Task description. Repeat the material verbatim and drop the pictures.

========================

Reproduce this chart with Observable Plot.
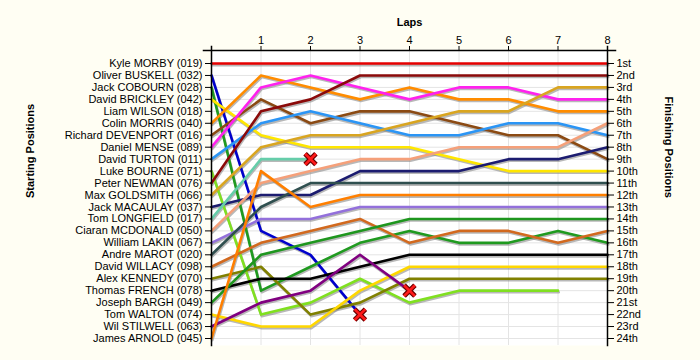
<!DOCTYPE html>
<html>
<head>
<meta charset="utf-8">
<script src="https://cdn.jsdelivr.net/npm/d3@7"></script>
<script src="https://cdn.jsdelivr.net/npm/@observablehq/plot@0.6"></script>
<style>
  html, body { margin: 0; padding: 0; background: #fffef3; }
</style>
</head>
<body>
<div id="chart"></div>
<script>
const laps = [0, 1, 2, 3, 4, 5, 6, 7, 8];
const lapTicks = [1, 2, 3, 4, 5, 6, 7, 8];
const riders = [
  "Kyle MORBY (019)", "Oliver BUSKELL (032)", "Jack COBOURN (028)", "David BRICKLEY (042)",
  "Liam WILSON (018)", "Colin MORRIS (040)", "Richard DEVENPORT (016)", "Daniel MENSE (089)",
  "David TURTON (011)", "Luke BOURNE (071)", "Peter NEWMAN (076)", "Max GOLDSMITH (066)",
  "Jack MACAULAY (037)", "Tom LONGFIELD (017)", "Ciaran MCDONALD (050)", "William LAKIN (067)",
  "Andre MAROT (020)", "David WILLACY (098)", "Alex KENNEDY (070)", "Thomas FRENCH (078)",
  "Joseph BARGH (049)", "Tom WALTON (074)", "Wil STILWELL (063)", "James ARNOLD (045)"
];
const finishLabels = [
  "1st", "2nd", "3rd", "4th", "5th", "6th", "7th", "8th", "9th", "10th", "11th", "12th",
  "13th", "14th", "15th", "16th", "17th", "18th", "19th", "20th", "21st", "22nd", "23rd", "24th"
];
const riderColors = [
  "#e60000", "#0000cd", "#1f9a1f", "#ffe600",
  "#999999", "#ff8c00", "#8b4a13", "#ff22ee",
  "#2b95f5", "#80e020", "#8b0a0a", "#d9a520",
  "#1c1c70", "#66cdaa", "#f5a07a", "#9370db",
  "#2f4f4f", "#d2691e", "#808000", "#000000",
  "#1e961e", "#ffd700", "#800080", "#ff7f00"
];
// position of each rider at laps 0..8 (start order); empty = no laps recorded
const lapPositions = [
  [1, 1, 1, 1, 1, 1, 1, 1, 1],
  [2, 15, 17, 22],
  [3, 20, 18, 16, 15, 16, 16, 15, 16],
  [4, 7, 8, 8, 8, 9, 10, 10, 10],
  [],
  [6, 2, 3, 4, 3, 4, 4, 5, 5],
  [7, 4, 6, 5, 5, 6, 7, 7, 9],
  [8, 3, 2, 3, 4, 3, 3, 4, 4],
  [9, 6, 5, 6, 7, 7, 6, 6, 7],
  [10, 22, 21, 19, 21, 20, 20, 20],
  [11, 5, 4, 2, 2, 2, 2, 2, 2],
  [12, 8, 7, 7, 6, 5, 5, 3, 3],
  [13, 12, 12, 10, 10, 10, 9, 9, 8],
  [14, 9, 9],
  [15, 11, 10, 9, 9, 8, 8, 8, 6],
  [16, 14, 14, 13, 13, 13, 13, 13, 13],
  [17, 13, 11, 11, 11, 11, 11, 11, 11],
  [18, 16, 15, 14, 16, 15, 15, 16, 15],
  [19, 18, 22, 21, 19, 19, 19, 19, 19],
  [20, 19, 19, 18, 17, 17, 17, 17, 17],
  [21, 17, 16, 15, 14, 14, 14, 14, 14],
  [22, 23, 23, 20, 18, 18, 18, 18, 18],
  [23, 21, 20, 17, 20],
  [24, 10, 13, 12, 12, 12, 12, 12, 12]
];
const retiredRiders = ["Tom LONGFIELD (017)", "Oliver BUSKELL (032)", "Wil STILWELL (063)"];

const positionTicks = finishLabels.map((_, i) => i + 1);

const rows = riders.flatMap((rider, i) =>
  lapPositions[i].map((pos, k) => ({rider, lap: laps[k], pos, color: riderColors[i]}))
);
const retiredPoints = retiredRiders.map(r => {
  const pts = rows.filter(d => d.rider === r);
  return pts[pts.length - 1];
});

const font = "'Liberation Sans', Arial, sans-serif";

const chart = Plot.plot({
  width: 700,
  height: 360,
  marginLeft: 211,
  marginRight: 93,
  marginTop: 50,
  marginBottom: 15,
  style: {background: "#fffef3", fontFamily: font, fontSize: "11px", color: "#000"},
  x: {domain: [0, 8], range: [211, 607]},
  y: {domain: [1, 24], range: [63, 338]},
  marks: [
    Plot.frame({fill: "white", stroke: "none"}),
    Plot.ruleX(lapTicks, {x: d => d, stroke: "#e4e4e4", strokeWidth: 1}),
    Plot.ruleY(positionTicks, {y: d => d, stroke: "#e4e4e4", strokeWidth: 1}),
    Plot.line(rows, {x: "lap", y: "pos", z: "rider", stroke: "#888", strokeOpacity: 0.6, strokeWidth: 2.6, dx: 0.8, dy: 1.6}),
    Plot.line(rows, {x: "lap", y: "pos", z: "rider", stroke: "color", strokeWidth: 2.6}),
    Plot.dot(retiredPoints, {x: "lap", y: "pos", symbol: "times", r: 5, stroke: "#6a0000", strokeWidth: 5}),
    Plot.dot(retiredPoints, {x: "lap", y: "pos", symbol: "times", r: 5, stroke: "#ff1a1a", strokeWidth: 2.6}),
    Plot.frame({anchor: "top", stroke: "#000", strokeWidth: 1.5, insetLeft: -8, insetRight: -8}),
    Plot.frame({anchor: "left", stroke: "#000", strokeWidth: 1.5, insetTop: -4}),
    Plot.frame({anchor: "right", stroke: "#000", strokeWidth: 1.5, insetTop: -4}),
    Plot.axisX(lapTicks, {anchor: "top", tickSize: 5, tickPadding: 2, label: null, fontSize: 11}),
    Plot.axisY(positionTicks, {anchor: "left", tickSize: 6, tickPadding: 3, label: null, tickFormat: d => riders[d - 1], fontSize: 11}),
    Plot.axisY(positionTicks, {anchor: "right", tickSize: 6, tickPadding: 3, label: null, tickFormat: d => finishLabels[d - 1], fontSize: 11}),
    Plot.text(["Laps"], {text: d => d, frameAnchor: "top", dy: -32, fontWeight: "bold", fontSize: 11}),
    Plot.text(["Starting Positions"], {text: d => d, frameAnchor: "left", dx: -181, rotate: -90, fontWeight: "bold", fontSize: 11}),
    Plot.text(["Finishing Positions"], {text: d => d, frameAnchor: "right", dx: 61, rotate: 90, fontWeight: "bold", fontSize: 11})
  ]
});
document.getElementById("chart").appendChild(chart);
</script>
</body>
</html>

========================

Complete answer.
Reproduce this chart with Observable Plot.
<!DOCTYPE html>
<html>
<head>
<meta charset="utf-8">
<script src="https://cdn.jsdelivr.net/npm/d3@7"></script>
<script src="https://cdn.jsdelivr.net/npm/@observablehq/plot@0.6"></script>
<style>
  html, body { margin: 0; padding: 0; background: #fffef3; }
</style>
</head>
<body>
<div id="chart"></div>
<script>
const laps = [0, 1, 2, 3, 4, 5, 6, 7, 8];
const lapTicks = [1, 2, 3, 4, 5, 6, 7, 8];
const riders = [
  "Kyle MORBY (019)", "Oliver BUSKELL (032)", "Jack COBOURN (028)", "David BRICKLEY (042)",
  "Liam WILSON (018)", "Colin MORRIS (040)", "Richard DEVENPORT (016)", "Daniel MENSE (089)",
  "David TURTON (011)", "Luke BOURNE (071)", "Peter NEWMAN (076)", "Max GOLDSMITH (066)",
  "Jack MACAULAY (037)", "Tom LONGFIELD (017)", "Ciaran MCDONALD (050)", "William LAKIN (067)",
  "Andre MAROT (020)", "David WILLACY (098)", "Alex KENNEDY (070)", "Thomas FRENCH (078)",
  "Joseph BARGH (049)", "Tom WALTON (074)", "Wil STILWELL (063)", "James ARNOLD (045)"
];
const finishLabels = [
  "1st", "2nd", "3rd", "4th", "5th", "6th", "7th", "8th", "9th", "10th", "11th", "12th",
  "13th", "14th", "15th", "16th", "17th", "18th", "19th", "20th", "21st", "22nd", "23rd", "24th"
];
const riderColors = [
  "#e60000", "#0000cd", "#1f9a1f", "#ffe600",
  "#999999", "#ff8c00", "#8b4a13", "#ff22ee",
  "#2b95f5", "#80e020", "#8b0a0a", "#d9a520",
  "#1c1c70", "#66cdaa", "#f5a07a", "#9370db",
  "#2f4f4f", "#d2691e", "#808000", "#000000",
  "#1e961e", "#ffd700", "#800080", "#ff7f00"
];
// position of each rider at laps 0..8 (start order); empty = no laps recorded
const lapPositions = [
  [1, 1, 1, 1, 1, 1, 1, 1, 1],
  [2, 15, 17, 22],
  [3, 20, 18, 16, 15, 16, 16, 15, 16],
  [4, 7, 8, 8, 8, 9, 10, 10, 10],
  [],
  [6, 2, 3, 4, 3, 4, 4, 5, 5],
  [7, 4, 6, 5, 5, 6, 7, 7, 9],
  [8, 3, 2, 3, 4, 3, 3, 4, 4],
  [9, 6, 5, 6, 7, 7, 6, 6, 7],
  [10, 22, 21, 19, 21, 20, 20, 20],
  [11, 5, 4, 2, 2, 2, 2, 2, 2],
  [12, 8, 7, 7, 6, 5, 5, 3, 3],
  [13, 12, 12, 10, 10, 10, 9, 9, 8],
  [14, 9, 9],
  [15, 11, 10, 9, 9, 8, 8, 8, 6],
  [16, 14, 14, 13, 13, 13, 13, 13, 13],
  [17, 13, 11, 11, 11, 11, 11, 11, 11],
  [18, 16, 15, 14, 16, 15, 15, 16, 15],
  [19, 18, 22, 21, 19, 19, 19, 19, 19],
  [20, 19, 19, 18, 17, 17, 17, 17, 17],
  [21, 17, 16, 15, 14, 14, 14, 14, 14],
  [22, 23, 23, 20, 18, 18, 18, 18, 18],
  [23, 21, 20, 17, 20],
  [24, 10, 13, 12, 12, 12, 12, 12, 12]
];
const retiredRiders = ["Tom LONGFIELD (017)", "Oliver BUSKELL (032)", "Wil STILWELL (063)"];

const positionTicks = finishLabels.map((_, i) => i + 1);

const rows = riders.flatMap((rider, i) =>
  lapPositions[i].map((pos, k) => ({rider, lap: laps[k], pos, color: riderColors[i]}))
);
const retiredPoints = retiredRiders.map(r => {
  const pts = rows.filter(d => d.rider === r);
  return pts[pts.length - 1];
});

const font = "'Liberation Sans', Arial, sans-serif";

const chart = Plot.plot({
  width: 700,
  height: 360,
  marginLeft: 211,
  marginRight: 93,
  marginTop: 50,
  marginBottom: 15,
  style: {background: "#fffef3", fontFamily: font, fontSize: "11px", color: "#000"},
  x: {domain: [0, 8], range: [211, 607]},
  y: {domain: [1, 24], range: [63, 338]},
  marks: [
    Plot.frame({fill: "white", stroke: "none"}),
    Plot.ruleX(lapTicks, {x: d => d, stroke: "#e4e4e4", strokeWidth: 1}),
    Plot.ruleY(positionTicks, {y: d => d, stroke: "#e4e4e4", strokeWidth: 1}),
    Plot.line(rows, {x: "lap", y: "pos", z: "rider", stroke: "#888", strokeOpacity: 0.6, strokeWidth: 2.6, dx: 0.8, dy: 1.6}),
    Plot.line(rows, {x: "lap", y: "pos", z: "rider", stroke: "color", strokeWidth: 2.6}),
    Plot.dot(retiredPoints, {x: "lap", y: "pos", symbol: "times", r: 5, stroke: "#6a0000", strokeWidth: 5}),
    Plot.dot(retiredPoints, {x: "lap", y: "pos", symbol: "times", r: 5, stroke: "#ff1a1a", strokeWidth: 2.6}),
    Plot.frame({anchor: "top", stroke: "#000", strokeWidth: 1.5, insetLeft: -8, insetRight: -8}),
    Plot.frame({anchor: "left", stroke: "#000", strokeWidth: 1.5, insetTop: -4}),
    Plot.frame({anchor: "right", stroke: "#000", strokeWidth: 1.5, insetTop: -4}),
    Plot.axisX(lapTicks, {anchor: "top", tickSize: 5, tickPadding: 2, label: null, fontSize: 11}),
    Plot.axisY(positionTicks, {anchor: "left", tickSize: 6, tickPadding: 3, label: null, tickFormat: d => riders[d - 1], fontSize: 11}),
    Plot.axisY(positionTicks, {anchor: "right", tickSize: 6, tickPadding: 3, label: null, tickFormat: d => finishLabels[d - 1], fontSize: 11}),
    Plot.text(["Laps"], {text: d => d, frameAnchor: "top", dy: -32, fontWeight: "bold", fontSize: 11}),
    Plot.text(["Starting Positions"], {text: d => d, frameAnchor: "left", dx: -181, rotate: -90, fontWeight: "bold", fontSize: 11}),
    Plot.text(["Finishing Positions"], {text: d => d, frameAnchor: "right", dx: 61, rotate: 90, fontWeight: "bold", fontSize: 11})
  ]
});
document.getElementById("chart").appendChild(chart);
</script>
</body>
</html>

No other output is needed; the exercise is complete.